À l'étranger, où filtrent malgré tout des informations sur la famine et les excès de la «dékoulakisation»,
les communistes trouvent des gens complaisants, cyniques ou naïfs pour
relayer leurs mensonges sur la prospérité de l'Union soviétique et de
ses habitants.
Un
journaliste américain reçoit le prix Pulitzer pour des reportages qui
se révéleront plus tard mensongers. Mais le cas le plus notable est
celui d'Édouard Herriot, maire de Lyon et chef du parti radical
français, qui se rend en URSS à l'été 1933. Il aspire à un rapprochement
entre la France et l'URSS pour contenir l'Allemagne, qui vient de
tomber aux mains des nazis.
De ce fait, après avoir parcouru l'Ukraine en compagnie des officiels soviétiques, il déclare, péremptoire : «J'ai traversé l'Ukraine. Eh bien ! je vous affirme que je l'ai vue tel un jardin en plein rendement.»
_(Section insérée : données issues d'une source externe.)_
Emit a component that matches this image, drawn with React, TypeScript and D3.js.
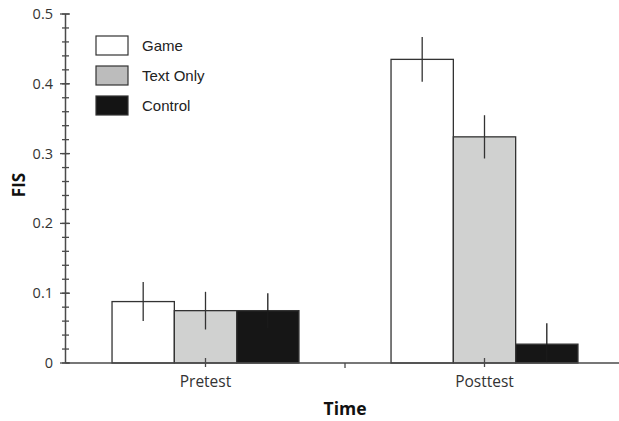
import * as d3 from 'd3'

const groups = ['Pretest', 'Posttest']
const series = ['Game', 'Text Only', 'Control']
const means = [
  [0.088, 0.075, 0.075],
  [0.435, 0.324, 0.027],
]
const errors = [
  [0.028, 0.027, 0.025],
  [0.032, 0.031, 0.03],
]
const yTicks = [0, 0.1, 0.2, 0.3, 0.4, 0.5]

const barFill = { Game: '#ffffff', 'Text Only': '#d0d1d0', Control: '#161616' }
const legendFill = { Game: '#ffffff', 'Text Only': '#bcbcbc', Control: '#141414' }

const W = 619
const H = 421

export default function App() {
  const y = d3.scaleLinear().domain([0, 0.5]).range([363, 14])
  const x0 = d3.scaleBand().domain(groups).range([66, 624]).paddingInner(0.33).paddingOuter(0.165)
  const x1 = d3.scaleBand().domain(series).range([0, x0.bandwidth()])
  const minor = d3.range(0, 0.5001, 0.02)
  const axisColor = '#4a4a4a'

  return (
    <svg width={W} height={H} style={{ position: 'absolute', left: 0, top: 0, background: '#fff' }}>
      {/* bars */}
      {groups.map((g, gi) =>
        series.map((s, si) => {
          const bx = x0(g)! + x1(s)!
          return (
            <rect
              key={g + s}
              x={bx}
              y={y(means[gi][si])}
              width={x1.bandwidth()}
              height={y(0) - y(means[gi][si])}
              fill={barFill[s]}
              stroke="#333"
              strokeWidth={1.3}
            />
          )
        })
      )}
      {/* error bars */}
      {groups.map((g, gi) =>
        series.map((s, si) => {
          const cx = x0(g)! + x1(s)! + x1.bandwidth() / 2
          return (
            <line
              key={'e' + g + s}
              x1={cx}
              x2={cx}
              y1={y(means[gi][si] + errors[gi][si])}
              y2={y(Math.max(0, means[gi][si] - errors[gi][si]))}
              stroke={s === 'Control' ? '#1c1c1c' : '#333'}
              strokeWidth={1.3}
            />
          )
        })
      )}
      {/* y axis */}
      <line x1={65.5} x2={65.5} y1={y(0.5)} y2={y(0)} stroke={axisColor} strokeWidth={1.5} />
      {minor.map((v) => (
        <line key={'m' + v} x1={62} x2={69} y1={y(v)} y2={y(v)} stroke={axisColor} strokeWidth={1.3} />
      ))}
      {yTicks.map((v) => (
        <g key={'t' + v}>
          <line x1={60} x2={70} y1={y(v)} y2={y(v)} stroke={axisColor} strokeWidth={1.3} />
          <text
            x={53}
            y={y(v)}
            dy="0.35em"
            textAnchor="end"
            fontFamily="Open Sans"
            fontSize={14.5}
            fill="#333"
          >
            {v === 0 ? '0' : d3.format('.1f')(v)}
          </text>
        </g>
      ))}
      {/* x axis */}
      <line x1={65.5} x2={W} y1={y(0)} y2={y(0)} stroke={axisColor} strokeWidth={1.5} />
      {groups.map((g) => {
        const cx = x0(g)! + x0.bandwidth() / 2
        return (
          <g key={'x' + g}>
            <line x1={cx} x2={cx} y1={y(0) - 5} y2={y(0) + 4} stroke={axisColor} strokeWidth={1.3} />
            <text x={cx} y={387} textAnchor="middle" fontFamily="Open Sans" fontSize={15.5} fill="#333">
              {g}
            </text>
          </g>
        )
      })}
      {groups.slice(1).map((g) => {
        const sx = x0(g)! - (x0.step() - x0.bandwidth()) / 2
        return <line key={'s' + g} x1={sx} x2={sx} y1={y(0)} y2={y(0) + 5} stroke={axisColor} strokeWidth={1.3} />
      })}
      {/* axis titles */}
      <text x={345} y={415} textAnchor="middle" fontFamily="Open Sans" fontWeight="bold" fontSize={17.5} fill="#111">
        Time
      </text>
      <text
        transform="translate(25,185) rotate(-90)"
        textAnchor="middle"
        fontFamily="Open Sans"
        fontWeight="bold"
        fontSize={17}
        fill="#111"
      >
        FIS
      </text>
      {/* legend */}
      {series.map((s, i) => (
        <g key={'l' + s} transform={`translate(96,${36 + i * 30})`}>
          <rect x={0} y={0} width={32} height={19} fill={legendFill[s]} stroke="#333" strokeWidth={1.2} />
          <text x={46} y={15} fontFamily="Liberation Sans" fontSize={15} fill="#222">
            {s}
          </text>
        </g>
      ))}
    </svg>
  )
}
Il est vrai que les communistes ont fait ce qu'il fallait pour cela,
maquillant les villages où devait passer le leader occidental, dans la
tradition des «villages Potemkine»... ou à l'image de Tintin au pays des Soviets (Hergé). La Pravda exulte le 13 septembre 1933 : «Un démenti catégorique aux mensonges de la presse bourgeoise».
La
famine et son aspect intentionnel ne font plus guère débat parmi les
historiens. S'agit-il pour autant d'un génocide ? Les députés ukrainiens
ont tranché en votant le 28 novembre 2006 une loi affirmant que «la famine provoquée par les Soviétiques est un génocide contre le peuple ukrainien».